Dass die FPÖ nach dem Zweiten Weltkrieg zur Anlaufstelle für (frühere) Anhänger des Nazi-Regimes wurde, ist unbestritten. Nach eigenen Angaben hat sie rund eine Million ehemalige NSDAP-Mitglieder und deren Angehörige aufgenommen. Dass die Freiheitlichen gerade jetzt die Aufarbeitung mit der eigenen Vergangenheit veröffentlichen, erklärte Generalsekretär Hafenecker mit dem Wunsch des neuen Parteivorsitzenden Norbert Hofer, die Kontroverse darüber zu beenden. Nach der Ibiza-Affäre und dem Parteiausschluss von Strache versucht Hofer, rechtsextreme Mitglieder aus der Partei zu drängen. Intern werden sie beschönigend als „Narrensaum“ bezeichnet. Die sogenannten „Narren“ fallen immer wieder durch antisemitische und rassistische Äußerungen und Aktionen auf.
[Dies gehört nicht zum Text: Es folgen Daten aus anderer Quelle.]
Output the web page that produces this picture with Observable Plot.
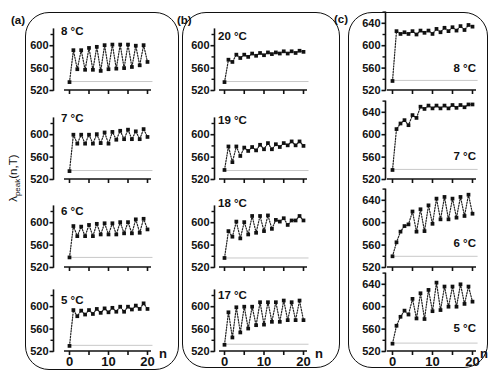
<!DOCTYPE html>
<html><head><meta charset="utf-8">
<script src="https://cdn.jsdelivr.net/npm/d3@7"></script>
<script src="https://cdn.jsdelivr.net/npm/@observablehq/plot@0.6"></script>
<style>
body{margin:0;background:#fff;}
#chart{position:relative;width:489px;height:370px;overflow:hidden;font-family:"Liberation Sans",Arial,sans-serif;color:#111;}
.frame{position:absolute;border:1.6px solid #111;border-radius:24px;box-sizing:border-box;}
.lbl{position:absolute;font-weight:bold;font-size:11.5px;white-space:nowrap;line-height:1;}
.panel{position:absolute;}
.ytitle{position:absolute;font-size:11.5px;white-space:nowrap;transform:rotate(-90deg);transform-origin:center;line-height:1;}
.ytitle sub{font-size:8px;}
</style></head><body><div id="chart"></div>
<script>
// ---------- data ----------
const nValues = [0,1,2,3,4,5,6,7,8,9,10,11,12,13,14,15,16,17,18,19,20];

const labelsA = ["8 °C","7 °C","6 °C","5 °C"];
const labelsB = ["20 °C","19 °C","18 °C","17 °C"];
const labelsC = ["8 °C","7 °C","6 °C","5 °C"];

// column (a)
const a8 = [535,592,558,592,557,596,557,598,555,601,558,602,559,602,560,602,562,600,565,601,571];
const a7 = [535,600,584,600,584,600,584,601,585,604,584,605,591,607,592,609,592,606,592,610,596];
const a6 = [538,594,576,593,576,596,576,598,579,599,579,599,579,601,581,601,581,606,582,607,588];
const a5 = [530,594,583,593,586,594,587,596,589,597,590,598,591,600,591,600,595,602,596,606,596];
// column (b)
const b20 = [535,575,571,584,578,584,580,586,582,587,583,588,585,588,586,590,586,590,587,591,589];
const b19 = [537,579,551,579,562,577,571,578,572,582,574,585,574,583,578,585,581,588,581,588,580];
const b18 = [537,585,575,602,572,601,579,612,582,612,585,613,589,605,602,608,596,604,604,612,604];
const b17 = [532,590,545,599,554,600,561,600,567,608,568,608,573,608,573,611,576,608,576,611,576];
// column (c)
const c8 = [537,626,621,624,621,626,620,627,623,627,621,630,624,632,626,633,627,635,628,637,634];
const c7 = [537,610,620,626,617,635,630,650,646,652,647,652,647,652,647,653,648,653,649,654,654];
const c6 = [540,565,584,594,597,620,584,624,585,631,598,643,606,646,606,643,609,646,612,650,616];
const c5 = [534,566,582,593,586,614,579,624,578,630,592,643,594,636,600,636,600,640,605,636,609];

// grey reference level (ground value) per panel
const greyA = [536,536,538,531];
const greyB = [536,536,537,533];
const greyC = [538,538,540,535];

const yTicksAB = [520,560,600];
const yMinorAB = [540,580,620];
const yTicksC = [520,560,600,640];
const yMinorC = [540,580,620,660];
const xTicks = [0,5,10,15,20];
const xLabelled = [0,10,20];

// ---------- layout (pixels) ----------
const cols = {
  a: {left: 20, width: 150, axisX: 53.5, n0: 69, n20: 147, ymax: 630, ticks: yTicksAB, minor: yMinorAB,
      series: [a8,a7,a6,a5], labels: labelsA, grey: greyA, labelTop: [26,113,206,295], labelLeft: 61, anchor: "left", nLeft: 159},
  b: {left: 180, width: 150, axisX: 214.5, n0: 224, n20: 303, ymax: 630, ticks: yTicksAB, minor: yMinorAB,
      series: [b20,b19,b18,b17], labels: labelsB, grey: greyB, labelTop: [31,115,198,290], labelLeft: 218, anchor: "left", nLeft: 315},
  c: {left: 345, width: 144, axisX: 385.5, n0: 392, n20: 472, ymax: 660, ticks: yTicksC, minor: yMinorC,
      series: [c8,c7,c6,c5], labels: labelsC, grey: greyC, labelTop: [63,151,238,323], labelRight: 476, anchor: "right", nLeft: 480}
};
const rowBase = [89.5, 178.5, 266.5, 351];
const pxPerUnit = 0.56;

const chart = document.getElementById("chart");

function addDiv(cls, html, style) {
  const d = document.createElement("div");
  d.className = cls; d.innerHTML = html;
  Object.assign(d.style, style);
  chart.appendChild(d);
  return d;
}

// frames
addDiv("frame", "", {left: "25px", top: "12px", width: "154px", height: "358px"});
addDiv("frame", "", {left: "182px", top: "12px", width: "158px", height: "356px"});
addDiv("frame", "", {left: "348px", top: "12px", width: "140px", height: "356px"});
addDiv("lbl", "(a)", {left: "11px", top: "15px"});
addDiv("lbl", "(b)", {left: "177px", top: "15px"});
addDiv("lbl", "(c)", {left: "334px", top: "14px"});

for (const key of ["a","b","c"]) {
  const C = cols[key];
  C.series.forEach((vals, row) => {
    const base = rowBase[row];
    const T = base - 86;
    const H = 104;
    const yb = base - T;
    const data = nValues.map((n, i) => ({n, v: vals[i]}));
    const bottom = row === 3;
    const axisLines = (index, scales, values, dims) => {
      const g = d3.create("svg:g").attr("stroke", "#111").attr("stroke-width", 1.6);
      g.append("line").attr("x1", dims.marginLeft).attr("x2", dims.marginLeft)
        .attr("y1", scales.y(520) + 0.8).attr("y2", scales.y(C.ymax));
      g.append("line").attr("x1", scales.x(0) - 5).attr("x2", scales.x(20) + 4)
        .attr("y1", scales.y(520)).attr("y2", scales.y(520));
      return g.node();
    };
    const svg = Plot.plot({
      width: C.width, height: H,
      marginLeft: C.axisX - C.left, marginRight: C.left + C.width - C.n20,
      marginTop: yb - (C.ymax - 520) * pxPerUnit, marginBottom: H - yb,
      style: {fontFamily: "'Liberation Sans', Arial, sans-serif", fontWeight: "bold", fontSize: "11px", color: "#111", background: "transparent", overflow: "visible"},
      x: {domain: [0, 20], range: [C.n0 - C.left, C.n20 - C.left]},
      y: {domain: [520, 600], range: [yb, yb - 80 * pxPerUnit]},
      marks: [
        Plot.ruleY([C.grey[row]], {x1: -0.3, x2: 21.4, stroke: "#c8c8c8", strokeWidth: 1}),
        Plot.axisY({ticks: C.ticks, tickSize: 4, tickPadding: 1.5, strokeWidth: 1.6, label: null, anchor: "left", fontSize: 11}),
        Plot.axisY({ticks: C.minor.filter(t => t <= C.ymax), tickSize: 3, tickFormat: () => "", strokeWidth: 1.4, label: null, anchor: "left"}),
        Plot.axisX({ticks: xTicks, tickSize: 4, tickPadding: 1, strokeWidth: 1.6, label: null, anchor: "bottom", fontSize: 13,
                    tickFormat: bottom ? (d => xLabelled.includes(d) ? String(d) : "") : () => ""}),
        axisLines,
        Plot.line(data, {x: "n", y: "v", stroke: "#222", strokeWidth: 1.2, strokeDasharray: "1.3,1.5"}),
        Plot.dot(data, {x: "n", y: "v", symbol: "square", r: 2.1, fill: "#111", stroke: "none"})
      ]
    });
    svg.classList.add("panel");
    svg.style.left = C.left + "px";
    svg.style.top = T + "px";
    chart.appendChild(svg);
    // panel label
    if (C.anchor === "left") {
      addDiv("lbl", C.labels[row], {left: C.labelLeft + "px", top: C.labelTop[row] + "px"});
    } else {
      addDiv("lbl", C.labels[row], {right: (489 - C.labelRight) + "px", top: C.labelTop[row] + "px"});
    }
    if (bottom) addDiv("lbl", "n", {left: C.nLeft + "px", top: (base - 4) + "px", fontSize: "13px"});
  });
}

// y axis title
const yt = addDiv("ytitle", "λ<sub>peak</sub>(n,T)", {});
const w = yt.offsetWidth, h = yt.offsetHeight;
yt.style.left = (14 - w / 2) + "px";
yt.style.top = (178 - h / 2) + "px";
</script>
</body></html>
Im Bericht behandelt der FPÖ-Generalsekretär persönlich 33 rechtsextreme „Einzelfälle“, nur gegen zwei seien die erhobenen Vorwürfe begründet gewesen und hätten einen Parteiausschluss nach sich gezogen.
Vorgelegt wird ein Sammelsurium unterschiedlicher Aspekte der Parteigeschichte. Obwohl Angehörige der schlagenden Burschenschaften heute mehr denn je die inhaltliche Ausrichtung der FPÖ bestimmen, wird das Thema lediglich in Form zweier allgemeiner Beiträge behandelt. Der unabhängige Historiker Michael Gehlen hatte nach einer Studie über die Burschenschaften schon vorher das Resumee gezogen, diese seien von einer „bis ins Neonazistische reichenden Gesinnung geprägt“.
Die Historikerkommission war eingesetzt worden, nachdem 2017 ein Liederbuch mit antisemitischen und rassistischen Texten der Burschenschaft des niederösterreichischen Landesvorsitzenden Udo Landbauer aufgetaucht war. Eine Gruppe parteinaher Historiker und bezahlter Experten war daraufhin beauftragt worden. Der ehemalige sozialdemokratische Stadtschulrat Kurt Scholz, der ebenfalls mitgearbeitet hatte, distanzierte sich im August von dem Bericht. Sein Beitrag dazu sei verkürzt und aus dem Zusammenhang gerissen dargestellt worden. Er forderte die ungekürzte Veröffentlichung.